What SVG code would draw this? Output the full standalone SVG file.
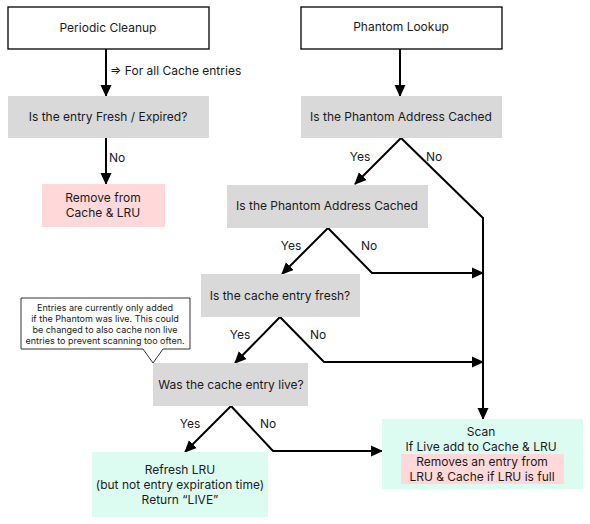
<svg xmlns="http://www.w3.org/2000/svg" width="590" height="524" viewBox="0 0 590 524">
<style>
text{font-family:Inter,"Noto Sans","Liberation Sans",sans-serif;font-size:12px;fill:#1a1a1a;text-anchor:middle}
.lbl{text-anchor:start}
.sm{font-size:9px}
.start{fill:#fff;stroke:#000;stroke-width:1.3}
.q{fill:#d9d9d9}
.pink{fill:#ffd9d9}
.mint{fill:#dcfcf2}
.ln{fill:none;stroke:#000;stroke-width:2}
</style>
<defs>
<marker id="ah" markerUnits="userSpaceOnUse" markerWidth="12" markerHeight="12" viewBox="0 0 12 12" refX="11" refY="6" orient="auto">
<path d="M0,0.5 L12,6 L0,11.5 Z" fill="#000"/>
</marker>
</defs>
<g id="connectors">
<line class="ln" x1="106" y1="49" x2="106" y2="96" marker-end="url(#ah)"/>
<text class="lbl" x="110" y="75">⇒ For all Cache entries</text>
<line class="ln" x1="106" y1="138" x2="106" y2="184" marker-end="url(#ah)"/>
<text class="lbl" x="109" y="162">No</text>
<line class="ln" x1="400" y1="49" x2="400" y2="96" marker-end="url(#ah)"/>
<line class="ln" x1="401" y1="138" x2="355" y2="184" marker-end="url(#ah)"/>
<text x="360" y="161">Yes</text>
<polyline class="ln" points="401,138 483,218 483,419" marker-end="url(#ah)"/>
<text x="434" y="161">No</text>
<line class="ln" x1="328" y1="228" x2="282" y2="274" marker-end="url(#ah)"/>
<text x="291" y="250">Yes</text>
<polyline class="ln" points="328,228 372,273 483,273" marker-end="url(#ah)"/>
<text x="369" y="250">No</text>
<line class="ln" x1="280" y1="317" x2="235" y2="363" marker-end="url(#ah)"/>
<text x="240" y="339">Yes</text>
<polyline class="ln" points="280,317 324,362 483,362" marker-end="url(#ah)"/>
<text x="318" y="339">No</text>
<line class="ln" x1="231" y1="406" x2="185" y2="452" marker-end="url(#ah)"/>
<text x="190" y="428">Yes</text>
<polyline class="ln" points="231,406 273,451 382,451" marker-end="url(#ah)"/>
<text x="268" y="428">No</text>
</g>
<g id="periodic-cleanup">
<rect class="start" x="8" y="7" width="201" height="42"/>
<text x="108" y="32">Periodic Cleanup</text>
</g>
<g id="fresh-expired">
<rect class="q" x="8" y="96" width="201" height="42"/>
<text x="108" y="121">Is the entry Fresh / Expired?</text>
</g>
<g id="remove">
<rect class="pink" x="42" y="184" width="123" height="43"/>
<text x="103" y="202">Remove from</text>
<text x="103" y="217">Cache &amp; LRU</text>
</g>
<g id="phantom-lookup">
<rect class="start" x="301" y="7" width="201" height="42"/>
<text x="401" y="31">Phantom Lookup</text>
</g>
<g id="cached-1">
<rect class="q" x="301" y="96" width="201" height="42"/>
<text x="401" y="121">Is the Phantom Address Cached</text>
</g>
<g id="cached-2">
<rect class="q" x="227" y="185" width="201" height="43"/>
<text x="327" y="210">Is the Phantom Address Cached</text>
</g>
<g id="entry-fresh">
<rect class="q" x="201" y="274" width="159" height="43"/>
<text x="280" y="300">Is the cache entry fresh?</text>
</g>
<g id="entry-live">
<rect class="q" x="153" y="363" width="155" height="43"/>
<text x="231" y="389">Was the cache entry live?</text>
</g>
<g id="refresh">
<rect class="mint" x="92" y="452" width="176" height="65"/>
<text x="180" y="474">Refresh LRU</text>
<text x="180" y="489">(but not entry expiration time)</text>
<text x="180" y="504">Return “LIVE”</text>
</g>
<g id="scan">
<rect class="mint" x="382" y="419" width="201" height="70"/>
<text x="481" y="436">Scan</text>
<text x="481" y="451">If Live add to Cache &amp; LRU</text>
<rect class="pink" x="401" y="454" width="163" height="30"/>
<text x="482" y="466">Removes an entry from</text>
<text x="482" y="481">LRU &amp; Cache if LRU is full</text>
</g>
<g id="note">
<path d="M21,298 H190 V349 H163 L153,363 L143,349 H21 Z" fill="#fff" stroke="#333" stroke-width="1"/>
<text class="sm" x="105" y="311">Entries are currently only added</text>
<text class="sm" x="105" y="322">if the Phantom was live. This could</text>
<text class="sm" x="105" y="333">be changed to also cache non live</text>
<text class="sm" x="105" y="344">entries to prevent scanning too often.</text>
</g>
</svg>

- _REQUIRED TASK_:
Set every line down exactly as written, leaving each picture out.

- _WRITTEN SOLUTION_:
What SVG code would draw this? Output the full standalone SVG file.
<svg xmlns="http://www.w3.org/2000/svg" width="590" height="524" viewBox="0 0 590 524">
<style>
text{font-family:Inter,"Noto Sans","Liberation Sans",sans-serif;font-size:12px;fill:#1a1a1a;text-anchor:middle}
.lbl{text-anchor:start}
.sm{font-size:9px}
.start{fill:#fff;stroke:#000;stroke-width:1.3}
.q{fill:#d9d9d9}
.pink{fill:#ffd9d9}
.mint{fill:#dcfcf2}
.ln{fill:none;stroke:#000;stroke-width:2}
</style>
<defs>
<marker id="ah" markerUnits="userSpaceOnUse" markerWidth="12" markerHeight="12" viewBox="0 0 12 12" refX="11" refY="6" orient="auto">
<path d="M0,0.5 L12,6 L0,11.5 Z" fill="#000"/>
</marker>
</defs>
<g id="connectors">
<line class="ln" x1="106" y1="49" x2="106" y2="96" marker-end="url(#ah)"/>
<text class="lbl" x="110" y="75">⇒ For all Cache entries</text>
<line class="ln" x1="106" y1="138" x2="106" y2="184" marker-end="url(#ah)"/>
<text class="lbl" x="109" y="162">No</text>
<line class="ln" x1="400" y1="49" x2="400" y2="96" marker-end="url(#ah)"/>
<line class="ln" x1="401" y1="138" x2="355" y2="184" marker-end="url(#ah)"/>
<text x="360" y="161">Yes</text>
<polyline class="ln" points="401,138 483,218 483,419" marker-end="url(#ah)"/>
<text x="434" y="161">No</text>
<line class="ln" x1="328" y1="228" x2="282" y2="274" marker-end="url(#ah)"/>
<text x="291" y="250">Yes</text>
<polyline class="ln" points="328,228 372,273 483,273" marker-end="url(#ah)"/>
<text x="369" y="250">No</text>
<line class="ln" x1="280" y1="317" x2="235" y2="363" marker-end="url(#ah)"/>
<text x="240" y="339">Yes</text>
<polyline class="ln" points="280,317 324,362 483,362" marker-end="url(#ah)"/>
<text x="318" y="339">No</text>
<line class="ln" x1="231" y1="406" x2="185" y2="452" marker-end="url(#ah)"/>
<text x="190" y="428">Yes</text>
<polyline class="ln" points="231,406 273,451 382,451" marker-end="url(#ah)"/>
<text x="268" y="428">No</text>
</g>
<g id="periodic-cleanup">
<rect class="start" x="8" y="7" width="201" height="42"/>
<text x="108" y="32">Periodic Cleanup</text>
</g>
<g id="fresh-expired">
<rect class="q" x="8" y="96" width="201" height="42"/>
<text x="108" y="121">Is the entry Fresh / Expired?</text>
</g>
<g id="remove">
<rect class="pink" x="42" y="184" width="123" height="43"/>
<text x="103" y="202">Remove from</text>
<text x="103" y="217">Cache &amp; LRU</text>
</g>
<g id="phantom-lookup">
<rect class="start" x="301" y="7" width="201" height="42"/>
<text x="401" y="31">Phantom Lookup</text>
</g>
<g id="cached-1">
<rect class="q" x="301" y="96" width="201" height="42"/>
<text x="401" y="121">Is the Phantom Address Cached</text>
</g>
<g id="cached-2">
<rect class="q" x="227" y="185" width="201" height="43"/>
<text x="327" y="210">Is the Phantom Address Cached</text>
</g>
<g id="entry-fresh">
<rect class="q" x="201" y="274" width="159" height="43"/>
<text x="280" y="300">Is the cache entry fresh?</text>
</g>
<g id="entry-live">
<rect class="q" x="153" y="363" width="155" height="43"/>
<text x="231" y="389">Was the cache entry live?</text>
</g>
<g id="refresh">
<rect class="mint" x="92" y="452" width="176" height="65"/>
<text x="180" y="474">Refresh LRU</text>
<text x="180" y="489">(but not entry expiration time)</text>
<text x="180" y="504">Return “LIVE”</text>
</g>
<g id="scan">
<rect class="mint" x="382" y="419" width="201" height="70"/>
<text x="481" y="436">Scan</text>
<text x="481" y="451">If Live add to Cache &amp; LRU</text>
<rect class="pink" x="401" y="454" width="163" height="30"/>
<text x="482" y="466">Removes an entry from</text>
<text x="482" y="481">LRU &amp; Cache if LRU is full</text>
</g>
<g id="note">
<path d="M21,298 H190 V349 H163 L153,363 L143,349 H21 Z" fill="#fff" stroke="#333" stroke-width="1"/>
<text class="sm" x="105" y="311">Entries are currently only added</text>
<text class="sm" x="105" y="322">if the Phantom was live. This could</text>
<text class="sm" x="105" y="333">be changed to also cache non live</text>
<text class="sm" x="105" y="344">entries to prevent scanning too often.</text>
</g>
</svg>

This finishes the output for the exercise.